Problem statement » Set every record down verbatim and omit the pictures.

Rows from a dataset of charts and code
______________________________
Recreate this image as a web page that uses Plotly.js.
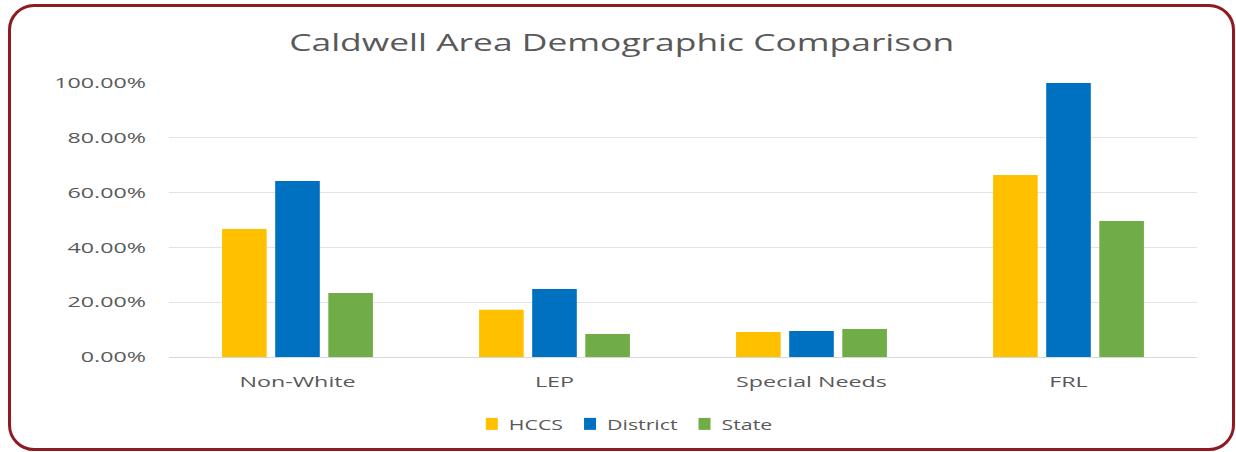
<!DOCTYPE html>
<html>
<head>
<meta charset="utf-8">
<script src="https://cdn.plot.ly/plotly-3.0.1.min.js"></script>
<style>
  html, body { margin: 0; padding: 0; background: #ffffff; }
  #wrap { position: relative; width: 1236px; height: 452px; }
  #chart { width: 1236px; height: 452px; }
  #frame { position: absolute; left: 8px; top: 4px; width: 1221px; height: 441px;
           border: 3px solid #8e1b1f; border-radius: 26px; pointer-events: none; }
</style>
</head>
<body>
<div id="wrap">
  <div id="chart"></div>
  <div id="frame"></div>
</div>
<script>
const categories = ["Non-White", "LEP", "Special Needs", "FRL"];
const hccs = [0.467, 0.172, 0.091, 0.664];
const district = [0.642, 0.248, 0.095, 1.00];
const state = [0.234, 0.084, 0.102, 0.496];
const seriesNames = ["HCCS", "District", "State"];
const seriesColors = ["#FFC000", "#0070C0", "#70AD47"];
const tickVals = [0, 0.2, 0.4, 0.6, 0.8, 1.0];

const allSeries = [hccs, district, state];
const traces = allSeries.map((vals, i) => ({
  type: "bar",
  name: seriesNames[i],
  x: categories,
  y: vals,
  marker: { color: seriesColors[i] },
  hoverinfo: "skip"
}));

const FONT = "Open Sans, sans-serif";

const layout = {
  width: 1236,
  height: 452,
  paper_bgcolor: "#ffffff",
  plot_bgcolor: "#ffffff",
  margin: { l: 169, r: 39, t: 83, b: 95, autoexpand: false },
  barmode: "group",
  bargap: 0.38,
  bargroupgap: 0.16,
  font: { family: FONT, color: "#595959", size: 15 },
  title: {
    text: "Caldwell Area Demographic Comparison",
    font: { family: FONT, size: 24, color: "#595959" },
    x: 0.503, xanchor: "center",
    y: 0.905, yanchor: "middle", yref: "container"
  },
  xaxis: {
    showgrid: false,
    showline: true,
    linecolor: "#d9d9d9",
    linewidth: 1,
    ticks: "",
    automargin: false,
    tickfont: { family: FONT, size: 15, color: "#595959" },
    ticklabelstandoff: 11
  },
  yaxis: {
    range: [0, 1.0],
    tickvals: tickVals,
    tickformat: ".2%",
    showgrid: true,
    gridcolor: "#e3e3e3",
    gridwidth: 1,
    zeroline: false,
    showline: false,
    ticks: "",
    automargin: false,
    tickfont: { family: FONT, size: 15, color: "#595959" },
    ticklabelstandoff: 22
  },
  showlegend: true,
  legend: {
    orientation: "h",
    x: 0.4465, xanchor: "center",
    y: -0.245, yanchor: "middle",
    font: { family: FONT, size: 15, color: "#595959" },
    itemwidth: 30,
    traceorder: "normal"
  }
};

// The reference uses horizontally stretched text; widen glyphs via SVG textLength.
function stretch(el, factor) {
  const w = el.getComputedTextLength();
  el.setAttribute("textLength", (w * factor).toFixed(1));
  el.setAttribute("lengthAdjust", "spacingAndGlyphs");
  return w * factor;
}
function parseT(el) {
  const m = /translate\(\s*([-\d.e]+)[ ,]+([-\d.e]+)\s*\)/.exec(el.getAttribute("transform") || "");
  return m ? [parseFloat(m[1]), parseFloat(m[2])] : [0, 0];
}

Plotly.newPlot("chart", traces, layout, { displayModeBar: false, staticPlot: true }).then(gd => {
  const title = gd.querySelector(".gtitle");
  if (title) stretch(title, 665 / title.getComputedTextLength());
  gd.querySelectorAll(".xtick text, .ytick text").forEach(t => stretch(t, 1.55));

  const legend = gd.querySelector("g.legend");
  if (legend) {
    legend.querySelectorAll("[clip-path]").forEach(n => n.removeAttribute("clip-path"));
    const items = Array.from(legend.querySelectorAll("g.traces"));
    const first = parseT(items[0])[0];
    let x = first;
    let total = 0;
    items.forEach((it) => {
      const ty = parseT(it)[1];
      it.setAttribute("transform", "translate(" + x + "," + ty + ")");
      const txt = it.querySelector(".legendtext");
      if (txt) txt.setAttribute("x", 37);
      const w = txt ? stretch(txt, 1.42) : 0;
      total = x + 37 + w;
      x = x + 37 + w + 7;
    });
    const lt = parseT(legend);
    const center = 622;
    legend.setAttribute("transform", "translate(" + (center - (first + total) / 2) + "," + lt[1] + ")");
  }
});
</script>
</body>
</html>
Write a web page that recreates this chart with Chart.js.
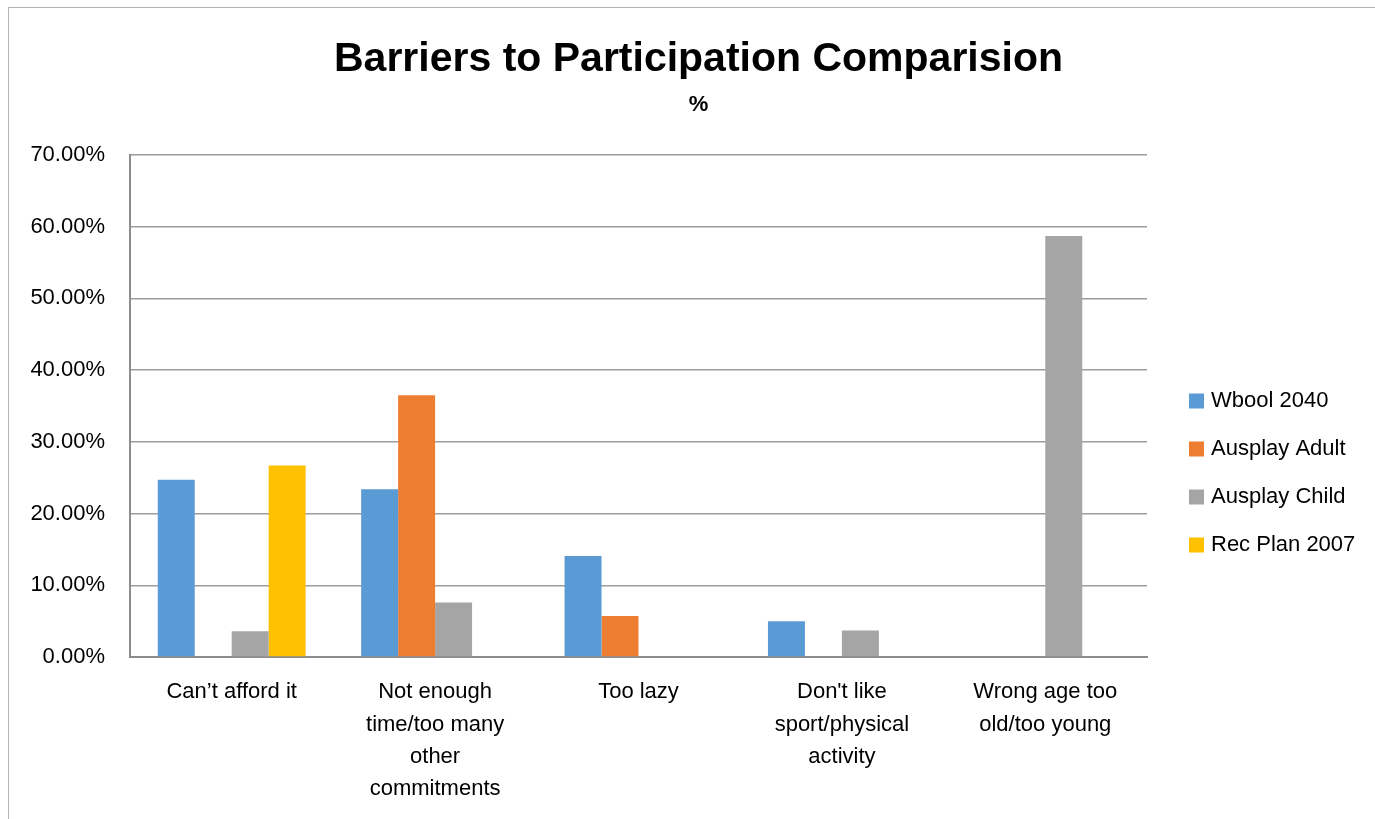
______________________________
Reply to the exercise »
Recreate this image as a web page that uses Plotly.js.
<!DOCTYPE html>
<html>
<head>
<meta charset="utf-8">
<script src="https://cdn.plot.ly/plotly-3.0.1.min.js"></script>
<style>
  html, body { margin: 0; padding: 0; background: #ffffff; }
  #wrap { position: relative; width: 1236px; height: 452px; }
  #chart { width: 1236px; height: 452px; }
  #frame { position: absolute; left: 8px; top: 4px; width: 1221px; height: 441px;
           border: 3px solid #8e1b1f; border-radius: 26px; pointer-events: none; }
</style>
</head>
<body>
<div id="wrap">
  <div id="chart"></div>
  <div id="frame"></div>
</div>
<script>
const categories = ["Non-White", "LEP", "Special Needs", "FRL"];
const hccs = [0.467, 0.172, 0.091, 0.664];
const district = [0.642, 0.248, 0.095, 1.00];
const state = [0.234, 0.084, 0.102, 0.496];
const seriesNames = ["HCCS", "District", "State"];
const seriesColors = ["#FFC000", "#0070C0", "#70AD47"];
const tickVals = [0, 0.2, 0.4, 0.6, 0.8, 1.0];

const allSeries = [hccs, district, state];
const traces = allSeries.map((vals, i) => ({
  type: "bar",
  name: seriesNames[i],
  x: categories,
  y: vals,
  marker: { color: seriesColors[i] },
  hoverinfo: "skip"
}));

const FONT = "Open Sans, sans-serif";

const layout = {
  width: 1236,
  height: 452,
  paper_bgcolor: "#ffffff",
  plot_bgcolor: "#ffffff",
  margin: { l: 169, r: 39, t: 83, b: 95, autoexpand: false },
  barmode: "group",
  bargap: 0.38,
  bargroupgap: 0.16,
  font: { family: FONT, color: "#595959", size: 15 },
  title: {
    text: "Caldwell Area Demographic Comparison",
    font: { family: FONT, size: 24, color: "#595959" },
    x: 0.503, xanchor: "center",
    y: 0.905, yanchor: "middle", yref: "container"
  },
  xaxis: {
    showgrid: false,
    showline: true,
    linecolor: "#d9d9d9",
    linewidth: 1,
    ticks: "",
    automargin: false,
    tickfont: { family: FONT, size: 15, color: "#595959" },
    ticklabelstandoff: 11
  },
  yaxis: {
    range: [0, 1.0],
    tickvals: tickVals,
    tickformat: ".2%",
    showgrid: true,
    gridcolor: "#e3e3e3",
    gridwidth: 1,
    zeroline: false,
    showline: false,
    ticks: "",
    automargin: false,
    tickfont: { family: FONT, size: 15, color: "#595959" },
    ticklabelstandoff: 22
  },
  showlegend: true,
  legend: {
    orientation: "h",
    x: 0.4465, xanchor: "center",
    y: -0.245, yanchor: "middle",
    font: { family: FONT, size: 15, color: "#595959" },
    itemwidth: 30,
    traceorder: "normal"
  }
};

// The reference uses horizontally stretched text; widen glyphs via SVG textLength.
function stretch(el, factor) {
  const w = el.getComputedTextLength();
  el.setAttribute("textLength", (w * factor).toFixed(1));
  el.setAttribute("lengthAdjust", "spacingAndGlyphs");
  return w * factor;
}
function parseT(el) {
  const m = /translate\(\s*([-\d.e]+)[ ,]+([-\d.e]+)\s*\)/.exec(el.getAttribute("transform") || "");
  return m ? [parseFloat(m[1]), parseFloat(m[2])] : [0, 0];
}

Plotly.newPlot("chart", traces, layout, { displayModeBar: false, staticPlot: true }).then(gd => {
  const title = gd.querySelector(".gtitle");
  if (title) stretch(title, 665 / title.getComputedTextLength());
  gd.querySelectorAll(".xtick text, .ytick text").forEach(t => stretch(t, 1.55));

  const legend = gd.querySelector("g.legend");
  if (legend) {
    legend.querySelectorAll("[clip-path]").forEach(n => n.removeAttribute("clip-path"));
    const items = Array.from(legend.querySelectorAll("g.traces"));
    const first = parseT(items[0])[0];
    let x = first;
    let total = 0;
    items.forEach((it) => {
      const ty = parseT(it)[1];
      it.setAttribute("transform", "translate(" + x + "," + ty + ")");
      const txt = it.querySelector(".legendtext");
      if (txt) txt.setAttribute("x", 37);
      const w = txt ? stretch(txt, 1.42) : 0;
      total = x + 37 + w;
      x = x + 37 + w + 7;
    });
    const lt = parseT(legend);
    const center = 622;
    legend.setAttribute("transform", "translate(" + (center - (first + total) / 2) + "," + lt[1] + ")");
  }
});
</script>
</body>
</html>
Write a web page that recreates this chart with Chart.js.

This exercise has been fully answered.